The Virtual International Authority File (VIAF) ...

        prefix => "http://viaf.org/",
        parse => sub { $1 if $_[0] =~ /^([0-9]+)$/; },
        indexed => sub { $_[0]; } # TODO: this does not work!

FUNCTIONS

parse ( $value )

Parses a value to an identifier value and returns the value as string. This function called whenever you set the value of an identifier. In SeeAlso::Identifier it just stringifies values (undef becomes the empty string) but particular identifier types should do more checking. A typical implementation of a particular parse function uses this template:

    sub parse {
        my $value = shift;
        $value = do_some_filter_and_checking( $value );
        return defined $value ? "$value" : "";
    }';

METHODS

new ( [ $value ] )

Create a new identifier. In initialization the identifier value is set using the value method with undef as default value. This implieas a call of the parse method for every new identifier. You should not override this constructor methods in subclasses of SeeAlso::Identifier.

value ( [ $value ] )

Get (and optionally set) the value of this identifier. If you provide a value (including undef), it will be passed to the parse function and stringified to be used as the new identifier value. You should not override this methods in subclasses of SeeAlso::Identifier but the parse function instead.

canonical

Returns a normalized version of the identifier. For most identifiers the normalized version should be an absolute URI. The default implementation of this method just returns the full value, so if the 'value' method already does normalization, you do not have to implement 'canonical'.

hash

Return a compact form of this identifier that can be used for indexing. A usual compact form is the local part without namespace prefix or a hash value. The default implementation of this method returns the canonical form of the identifier.

valid

Returns whether this identifier is valid - which is the case for all non-empty strings. This method is automatically called by overloading to derive a boolean value from an identifier. This means you can use identifiers as boolean values in most Perl constructs. Please note that in contrast to default scalars the identifier value '0' is valid!

cmp ( $identifier )

Compares two identifiers. If the supplied value is not an identifier, it will be converted first. By default the canonical values are compared.

as_string

Return an identifier object as plain string which is the canonical form.

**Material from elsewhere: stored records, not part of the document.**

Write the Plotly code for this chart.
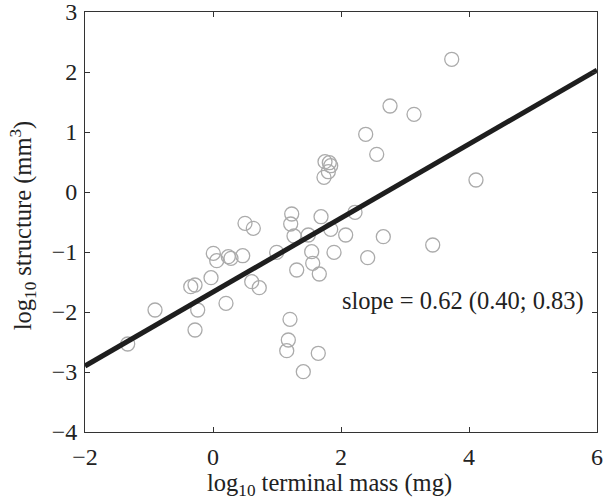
import plotly.graph_objects as go

# log10 terminal mass (mg)
mass = [-1.333, -0.906, -0.281, -0.239, 0.203, -0.348, -0.281, -0.031, 0.605, 0.723,
        0.005, 0.058, 0.239, 0.281, 0.464, 0.995, 0.500, 0.630, 1.230, 1.214,
        1.688, 2.219, 1.266, 1.489, 1.839, 2.073, 2.661, 1.542, 1.891, 2.417,
        1.558, 1.308, 1.661, 1.203, 1.177, 1.152, 1.645, 1.411, 3.730, 2.766,
        3.141, 2.386, 2.558, 1.750, 1.817, 1.839, 1.802, 1.734, 4.109, 3.433]
# log10 structure (mm^3)
structure = [-2.533, -1.967, -2.300, -1.967, -1.855, -1.578, -1.550, -1.428, -1.495, -1.595,
             -1.022, -1.145, -1.078, -1.105, -1.062, -1.005, -0.522, -0.605, -0.367, -0.533,
             -0.412, -0.338, -0.733, -0.717, -0.622, -0.717, -0.745, -0.995, -1.005, -1.095,
             -1.188, -1.300, -1.367, -2.122, -2.467, -2.645, -2.688, -2.995, 2.212, 1.433,
             1.295, 0.962, 0.628, 0.505, 0.488, 0.438, 0.338, 0.245, 0.200, -0.883]

fit_x = [-2, 6]
fit_y = [-2.90, 2.03]

x_ticks = [-2, 0, 2, 4, 6]
y_ticks = [-4, -3, -2, -1, 0, 1, 2, 3]

font_family = "Liberation Serif"

fig = go.Figure()
fig.add_trace(go.Scatter(
    x=mass, y=structure, mode="markers",
    marker=dict(symbol="circle-open", size=14, color="#ababab", line=dict(width=1.3, color="#ababab")),
    showlegend=False, hoverinfo="skip"))
fig.add_trace(go.Scatter(
    x=fit_x, y=fit_y, mode="lines",
    line=dict(color="#1e1e1e", width=5), showlegend=False, hoverinfo="skip"))

axis_common = dict(
    showgrid=False, zeroline=False, showline=True, linecolor="#333333", linewidth=1,
    ticks="inside", ticklen=5, tickcolor="#333333", mirror="ticks",
    ticklabeloverflow="allow",
    tickfont=dict(family=font_family, size=24, color="#222222"),
)

fig.update_layout(
    width=603, height=502,
    margin=dict(l=85, r=6, t=12, b=70, autoexpand=False),
    paper_bgcolor="white", plot_bgcolor="white",
    font=dict(family=font_family, color="#222222"),
    xaxis=dict(range=[-2, 6], tickvals=x_ticks, ticklabelstandoff=3, **axis_common),
    yaxis=dict(range=[-4, 3], tickvals=y_ticks, ticklabelstandoff=2, **axis_common),
    annotations=[
        dict(x=3.906, y=-1.82, xref="x", yref="y",
             text="slope = 0.62 (0.40; 0.83)", showarrow=False,
             font=dict(family=font_family, size=24.5, color="#222222"),
             xanchor="center", yanchor="middle"),
        dict(x=0.4785, y=-0.124, xref="paper", yref="paper",
             text="log<sub>10</sub> terminal mass (mg)", showarrow=False,
             font=dict(family=font_family, size=24.5, color="#222222"),
             xanchor="center", yanchor="middle"),
        dict(x=-0.121, y=0.49, xref="paper", yref="paper", textangle=-90,
             text="log<sub>10</sub> structure (mm<sup>3</sup>)", showarrow=False,
             font=dict(family=font_family, size=24.5, color="#222222"),
             xanchor="center", yanchor="middle"),
    ],
)

fig.write_html("out.html", config={"displayModeBar": False},
               post_script="document.body.style.margin='0';document.body.style.overflow='hidden';")
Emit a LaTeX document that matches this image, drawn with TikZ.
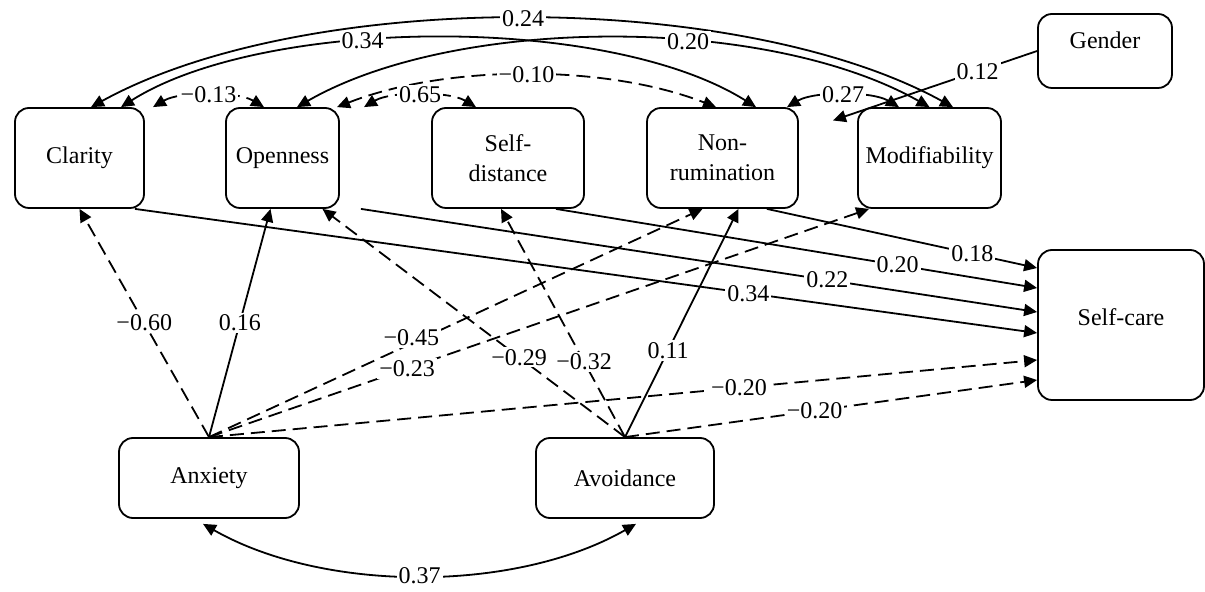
\documentclass[tikz,border=0pt]{standalone}
\usepackage{fontspec}
\setmainfont{Liberation Serif}
\usetikzlibrary{arrows.meta}

\begin{document}
\begin{tikzpicture}[
		x=0.5pt, y=-0.5pt,
		line width=0.9pt,
		every node/.style={font=\fontsize{12}{15}\selectfont},
		var/.style={rectangle, draw, rounded corners=7pt, align=center, minimum height=50pt},
		wt/.style={fill=white, inner sep=1pt},
		reg/.style={-{Triangle[length=6.5pt, width=6pt]}},
		cov/.style={{Triangle[length=6.5pt, width=6pt]}-{Triangle[length=6.5pt, width=6pt]}},
		neg/.style={dash pattern=on 7pt off 3.5pt}
	]
  \useasboundingbox (0,0) rectangle (1205,592);
  \node[var, minimum width=64.5pt] (clar) at (79.5,158) {Clarity};
  \node[var, minimum width=56.5pt] (open) at (282.5,158) {Openness};
  \node[var, minimum width=76pt] (self_d) at (508,158) {Self-\\distance};
  \node[var, minimum width=75.5pt] (non_r) at (722.5,158) {Non-\\rumination};
  \node[var, minimum width=71.5pt] (modif) at (929.5,158) {Modifiability};
  \node[var, minimum width=67pt, minimum height=37pt, text depth=10.5pt] (gend) at (1105,51) {Gender};
  \node[var, minimum width=83pt, minimum height=75pt, text depth=8pt] (self_c) at (1121,325) {Self-care};
  \node[var, minimum width=90pt, minimum height=40pt] (anx) at (209,478) {Anxiety};
  \node[var, minimum width=89pt, minimum height=40pt] (avoid) at (625,478) {Avoidance};

  \draw[cov] ([xshift=5.75pt]clar.north) .. controls +(216,-119) and +(-213,-117) .. ([xshift=11.75pt]modif.north) node[wt, pos=0.5] {0.24};
  \draw[cov] ([xshift=20.75pt]clar.north) .. controls +(142,-90) and +(-150,-94) .. ([xshift=16.75pt]non_r.north) node[wt, pos=0.4] {0.34};
  \draw[cov] ([xshift=7.25pt]open.north) .. controls +(158,-91) and +(-165,-93) .. (modif.north) node[wt, pos=0.61] {0.20};
  \draw[cov, neg] ([xshift=27.25pt]open.north) .. controls +(110,-43) and +(-110,-43) .. ([xshift=-3.25pt]non_r.north) node[wt, pos=0.5] {−0.10};
  \draw[cov, neg] ([xshift=36.75pt]clar.north) .. controls +(27,-16) and +(-27,-16) .. ([xshift=-9.25pt]open.north) node[wt, pos=0.5] {−0.13};
  \draw[cov, neg] ([xshift=40.75pt]open.north) .. controls +(27,-16) and +(-27,-16) .. ([xshift=-16pt]self_d.north) node[wt, pos=0.5] {0.65};
  \draw[cov] ([xshift=32.25pt]non_r.north) .. controls +(27,-16) and +(-27,-16) .. ([xshift=-15.25pt]modif.north) node[wt, pos=0.5] {0.27};
  \draw[reg, shorten >=18pt] (gend.west) -- (non_r) node[wt, pos=0.25] {0.12};

  \draw[reg] ([xshift=-5pt]clar.south east) -- ([yshift=-4pt]self_c.west) node[wt, pos=0.68] {0.34};
  \draw[reg] ([xshift=10.5pt]open.south east) -- ([yshift=6.5pt]self_c.west) node[wt, pos=0.69] {0.22};
  \draw[reg] ([xshift=-14.5pt]self_d.south east) -- ([yshift=18.5pt]self_c.west) node[wt, pos=0.71] {0.20};
  \draw[reg] ([xshift=-16pt]non_r.south east) -- ([yshift=28.5pt]self_c.west) node[wt, pos=0.76] {0.18};

  \draw[reg, neg] (anx.north) -- (clar.south) node[wt, pos=0.5] {−0.60};
  \draw[reg] (anx.north) -- ([xshift=-6pt]open.south) node[wt, pos=0.5] {0.16};
  \draw[reg, neg] (anx.north) -- ([xshift=-10pt]non_r.south) node[wt, pos=0.41, yshift=3pt] {−0.45};
  \draw[reg, neg] (anx.north) -- ([xshift=6pt]modif.south west) node[wt, pos=0.3] {−0.23};
  \draw[reg, neg] (anx.north) -- ([yshift=-17.5pt]self_c.west) node[wt, pos=0.64] {−0.20};

  \draw[reg, neg] (avoid.north) -- ([xshift=20pt]open.south) node[wt, pos=0.35] {−0.29};
  \draw[reg, neg] (avoid.north) -- ([xshift=-3.5pt]self_d.south) node[wt, pos=0.33] {−0.32};
  \draw[reg] (avoid.north) -- ([xshift=8pt]non_r.south) node[wt, pos=0.38] {0.11};
  \draw[reg, neg] (avoid.north) -- ([yshift=-27.5pt]self_c.west) node[wt, pos=0.46] {−0.20};

  \draw[cov] ([xshift=-3pt, yshift=-2.5pt]anx.south) .. controls +(121,69) and +(-121,69) .. ([xshift=5.5pt, yshift=-2.5pt]avoid.south) node[wt, pos=0.5] {0.37};
\end{tikzpicture}
\end{document}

Identifiers are also converted to plain strings automatically by overloading. This means you can use identifiers as plain strings in most Perl constructs.

ALIAS METHODS

The following method names can be used as alias for the core method names. When you derive a subclass, Do not override this methods but the corresponding core methods!

normalized

Alias for canonical. Do not override this method but canonical.

condensed

Alias for hash. Do not override this method but hash.

indexed

Alias for hash. Do not override this method but hash.

get

Alias for value. Do not override this method but value.

set ( [ $value ] )

Alias for value with undef as default value. Do not override this method but value.

SEE ALSO

See URI for an implementation of Uniform Resource Identifiers which is more specific than SeeAlso::Identifier.

AUTHOR

Jakob Voss

COPYRIGHT AND LICENSE

This software is copyright (c) 2013 by Jakob Voss.

This is free software; you can redistribute it and/or modify it under the same terms as the Perl 5 programming language system itself.